• [AIM]: Write the data out again exactly, with no pictures.
○ ○ ○ ○ ○ ○ ○
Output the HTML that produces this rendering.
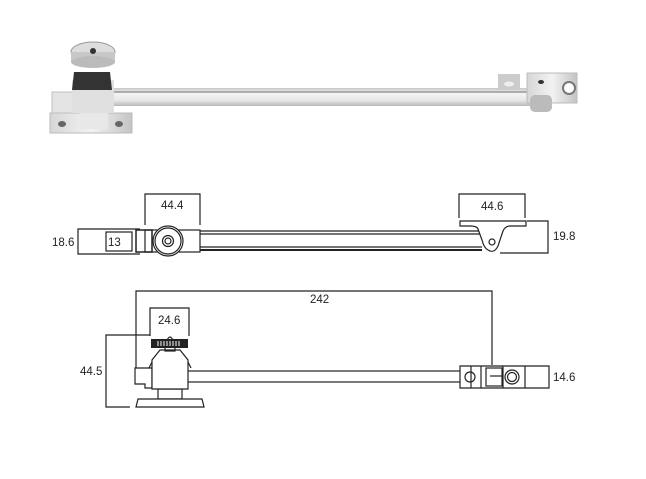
<!DOCTYPE html>
<html><head><style>html,body{margin:0;padding:0;background:#fff;}svg{display:block}</style></head>
<body>
<svg width="646" height="479" viewBox="0 0 646 479" xmlns="http://www.w3.org/2000/svg" font-family="Liberation Sans, sans-serif">
<defs>
<linearGradient id="rod" x1="0" y1="0" x2="0" y2="1">
<stop offset="0" stop-color="#c8c8c8"/><stop offset="0.3" stop-color="#f4f4f4"/><stop offset="0.7" stop-color="#e6e6e6"/><stop offset="1" stop-color="#b8b8b8"/></linearGradient>
<linearGradient id="met" x1="0" y1="0" x2="1" y2="0">
<stop offset="0" stop-color="#d6d6d6"/><stop offset="0.5" stop-color="#f2f2f2"/><stop offset="1" stop-color="#c4c4c4"/></linearGradient>
</defs>
<!-- Photo -->
<rect x="50" y="113" width="82" height="20" fill="url(#met)" stroke="#bbb"/>
<ellipse cx="62" cy="124" rx="4" ry="3" fill="#666"/><ellipse cx="119" cy="124" rx="4" ry="3" fill="#666"/>
<rect x="52" y="92" width="58" height="21" fill="#e4e4e4" stroke="#c0c0c0"/>
<rect x="110" y="88" width="432" height="18" fill="url(#rod)"/>
<line x1="110" y1="92" x2="540" y2="92" stroke="#999" stroke-width="1.5"/>
<rect x="72" y="80" width="42" height="33" fill="#e0e0e0"/>
<path d="M74 72 L110 72 L112 90 L72 90 Z" fill="#333"/>
<rect x="80" y="113" width="28" height="16" fill="#e8e8e8"/>
<ellipse cx="93" cy="52" rx="22" ry="10" fill="#ddd" stroke="#999"/>
<rect x="71" y="52" width="44" height="10" fill="#c8c8c8"/>
<ellipse cx="93" cy="62" rx="22" ry="6" fill="#bbb"/>
<ellipse cx="93" cy="51" rx="3" ry="3" fill="#333"/>
<rect x="527" y="73" width="50" height="30" fill="url(#met)" stroke="#bbb"/>
<rect x="498" y="74" width="22" height="16" fill="#ccc"/>
<ellipse cx="509" cy="84" rx="5" ry="2.5" fill="#eee"/>
<ellipse cx="541" cy="82" rx="3" ry="2" fill="#333"/>
<circle cx="569" cy="88" r="6" fill="#fff" stroke="#777" stroke-width="2"/>
<rect x="530" y="95" width="22" height="17" rx="5" fill="#bbb"/>

<!-- Middle drawing -->
<g fill="none" stroke="#222" stroke-width="1.2">
<path d="M145 225 V194 H200 V225"/>
<path d="M140 229 H78 V254 H140"/>
<rect x="106" y="232" width="26" height="19"/>
<path d="M459 218 V194 H525 V218"/>
<path d="M527 221 H548 V253 H500"/>
<rect x="136" y="230" width="16" height="22" stroke-width="1.5"/>
<rect x="145" y="230" width="55" height="22"/>
<line x1="200" y1="231" x2="482" y2="231"/>
<line x1="200" y1="234" x2="482" y2="234"/>
<line x1="200" y1="247" x2="482" y2="247"/>
<line x1="200" y1="250" x2="482" y2="250" stroke-width="2"/>
<circle cx="168" cy="241" r="15" fill="#fff"/>
<circle cx="168" cy="241" r="13"/>
<circle cx="168" cy="241" r="5.5"/>
<circle cx="168" cy="241" r="3"/>
<path d="M460 221 H526 V226 H510 Q504 226 502 234 L498 246 Q494 254 488 250 Q484 248 482 240 L478 229 Q477 226 470 226 H460 Z" fill="#fff"/>
<circle cx="492" cy="242" r="3"/>
</g>
<g font-size="11.5" fill="#222">
<text x="161" y="209">44.4</text>
<text x="52" y="246">18.6</text>
<text x="108" y="246">13</text>
<text x="481" y="210">44.6</text>
<text x="553" y="240">19.8</text>
<text x="310" y="303">242</text>
<text x="158" y="324">24.6</text>
<text x="80" y="375">44.5</text>
<text x="553" y="381">14.6</text>
</g>

<!-- Bottom drawing -->
<g fill="none" stroke="#222" stroke-width="1.2">
<path d="M136 368 V291 H492 V365"/>
<path d="M150 336 V308 H189 V336"/>
<path d="M150 335 H106 V407 H130"/>
<rect x="156" y="371" width="334" height="11" fill="#fff"/>
<path d="M135 368 H152 V388 H145 V384 H135 Z" fill="#fff"/>
<path d="M158 389 H182 V399 H158 Z" fill="#fff"/>
<path d="M138 399 H202 L204 407 H136 Z" fill="#fff"/>
<path d="M160 350 H180 L188 360 V389 H152 V360 Z" fill="#fff"/>
<path d="M152 362 L149 368 M188 362 L191 368"/>
<path d="M166 343 Q170 331 174 343" fill="#fff"/>
<rect x="165" y="346" width="10" height="5"/>
<path d="M460 366 H525 V388 H460 Z M525 366 H549 V388 H525" fill="#fff"/>
<line x1="471" y1="366" x2="471" y2="388"/>
<line x1="481" y1="366" x2="481" y2="388"/>
<line x1="503" y1="366" x2="503" y2="388"/>
<rect x="486" y="368" width="16" height="18"/>
<line x1="490" y1="376" x2="503" y2="376"/>
<circle cx="512" cy="377" r="7"/><circle cx="512" cy="377" r="4.5"/>
<circle cx="470" cy="377" r="5"/>
</g>
<rect x="151" y="339" width="37" height="9" fill="#222"/>
<g stroke="#fff" stroke-width="1">
<line x1="158" y1="341" x2="158" y2="346"/><line x1="161" y1="341" x2="161" y2="346"/><line x1="164" y1="341" x2="164" y2="346"/><line x1="167" y1="341" x2="167" y2="346"/><line x1="170" y1="341" x2="170" y2="346"/><line x1="173" y1="341" x2="173" y2="346"/><line x1="176" y1="341" x2="176" y2="346"/><line x1="179" y1="341" x2="179" y2="346"/>
</g>
</svg>
</body></html>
○ ○ ○ ○ ○ ○ ○
• [COMPLETE OUTPUT]:
Output the HTML that produces this rendering.
<!DOCTYPE html>
<html><head><style>html,body{margin:0;padding:0;background:#fff;}svg{display:block}</style></head>
<body>
<svg width="646" height="479" viewBox="0 0 646 479" xmlns="http://www.w3.org/2000/svg" font-family="Liberation Sans, sans-serif">
<defs>
<linearGradient id="rod" x1="0" y1="0" x2="0" y2="1">
<stop offset="0" stop-color="#c8c8c8"/><stop offset="0.3" stop-color="#f4f4f4"/><stop offset="0.7" stop-color="#e6e6e6"/><stop offset="1" stop-color="#b8b8b8"/></linearGradient>
<linearGradient id="met" x1="0" y1="0" x2="1" y2="0">
<stop offset="0" stop-color="#d6d6d6"/><stop offset="0.5" stop-color="#f2f2f2"/><stop offset="1" stop-color="#c4c4c4"/></linearGradient>
</defs>
<!-- Photo -->
<rect x="50" y="113" width="82" height="20" fill="url(#met)" stroke="#bbb"/>
<ellipse cx="62" cy="124" rx="4" ry="3" fill="#666"/><ellipse cx="119" cy="124" rx="4" ry="3" fill="#666"/>
<rect x="52" y="92" width="58" height="21" fill="#e4e4e4" stroke="#c0c0c0"/>
<rect x="110" y="88" width="432" height="18" fill="url(#rod)"/>
<line x1="110" y1="92" x2="540" y2="92" stroke="#999" stroke-width="1.5"/>
<rect x="72" y="80" width="42" height="33" fill="#e0e0e0"/>
<path d="M74 72 L110 72 L112 90 L72 90 Z" fill="#333"/>
<rect x="80" y="113" width="28" height="16" fill="#e8e8e8"/>
<ellipse cx="93" cy="52" rx="22" ry="10" fill="#ddd" stroke="#999"/>
<rect x="71" y="52" width="44" height="10" fill="#c8c8c8"/>
<ellipse cx="93" cy="62" rx="22" ry="6" fill="#bbb"/>
<ellipse cx="93" cy="51" rx="3" ry="3" fill="#333"/>
<rect x="527" y="73" width="50" height="30" fill="url(#met)" stroke="#bbb"/>
<rect x="498" y="74" width="22" height="16" fill="#ccc"/>
<ellipse cx="509" cy="84" rx="5" ry="2.5" fill="#eee"/>
<ellipse cx="541" cy="82" rx="3" ry="2" fill="#333"/>
<circle cx="569" cy="88" r="6" fill="#fff" stroke="#777" stroke-width="2"/>
<rect x="530" y="95" width="22" height="17" rx="5" fill="#bbb"/>

<!-- Middle drawing -->
<g fill="none" stroke="#222" stroke-width="1.2">
<path d="M145 225 V194 H200 V225"/>
<path d="M140 229 H78 V254 H140"/>
<rect x="106" y="232" width="26" height="19"/>
<path d="M459 218 V194 H525 V218"/>
<path d="M527 221 H548 V253 H500"/>
<rect x="136" y="230" width="16" height="22" stroke-width="1.5"/>
<rect x="145" y="230" width="55" height="22"/>
<line x1="200" y1="231" x2="482" y2="231"/>
<line x1="200" y1="234" x2="482" y2="234"/>
<line x1="200" y1="247" x2="482" y2="247"/>
<line x1="200" y1="250" x2="482" y2="250" stroke-width="2"/>
<circle cx="168" cy="241" r="15" fill="#fff"/>
<circle cx="168" cy="241" r="13"/>
<circle cx="168" cy="241" r="5.5"/>
<circle cx="168" cy="241" r="3"/>
<path d="M460 221 H526 V226 H510 Q504 226 502 234 L498 246 Q494 254 488 250 Q484 248 482 240 L478 229 Q477 226 470 226 H460 Z" fill="#fff"/>
<circle cx="492" cy="242" r="3"/>
</g>
<g font-size="11.5" fill="#222">
<text x="161" y="209">44.4</text>
<text x="52" y="246">18.6</text>
<text x="108" y="246">13</text>
<text x="481" y="210">44.6</text>
<text x="553" y="240">19.8</text>
<text x="310" y="303">242</text>
<text x="158" y="324">24.6</text>
<text x="80" y="375">44.5</text>
<text x="553" y="381">14.6</text>
</g>

<!-- Bottom drawing -->
<g fill="none" stroke="#222" stroke-width="1.2">
<path d="M136 368 V291 H492 V365"/>
<path d="M150 336 V308 H189 V336"/>
<path d="M150 335 H106 V407 H130"/>
<rect x="156" y="371" width="334" height="11" fill="#fff"/>
<path d="M135 368 H152 V388 H145 V384 H135 Z" fill="#fff"/>
<path d="M158 389 H182 V399 H158 Z" fill="#fff"/>
<path d="M138 399 H202 L204 407 H136 Z" fill="#fff"/>
<path d="M160 350 H180 L188 360 V389 H152 V360 Z" fill="#fff"/>
<path d="M152 362 L149 368 M188 362 L191 368"/>
<path d="M166 343 Q170 331 174 343" fill="#fff"/>
<rect x="165" y="346" width="10" height="5"/>
<path d="M460 366 H525 V388 H460 Z M525 366 H549 V388 H525" fill="#fff"/>
<line x1="471" y1="366" x2="471" y2="388"/>
<line x1="481" y1="366" x2="481" y2="388"/>
<line x1="503" y1="366" x2="503" y2="388"/>
<rect x="486" y="368" width="16" height="18"/>
<line x1="490" y1="376" x2="503" y2="376"/>
<circle cx="512" cy="377" r="7"/><circle cx="512" cy="377" r="4.5"/>
<circle cx="470" cy="377" r="5"/>
</g>
<rect x="151" y="339" width="37" height="9" fill="#222"/>
<g stroke="#fff" stroke-width="1">
<line x1="158" y1="341" x2="158" y2="346"/><line x1="161" y1="341" x2="161" y2="346"/><line x1="164" y1="341" x2="164" y2="346"/><line x1="167" y1="341" x2="167" y2="346"/><line x1="170" y1="341" x2="170" y2="346"/><line x1="173" y1="341" x2="173" y2="346"/><line x1="176" y1="341" x2="176" y2="346"/><line x1="179" y1="341" x2="179" y2="346"/>
</g>
</svg>
</body></html>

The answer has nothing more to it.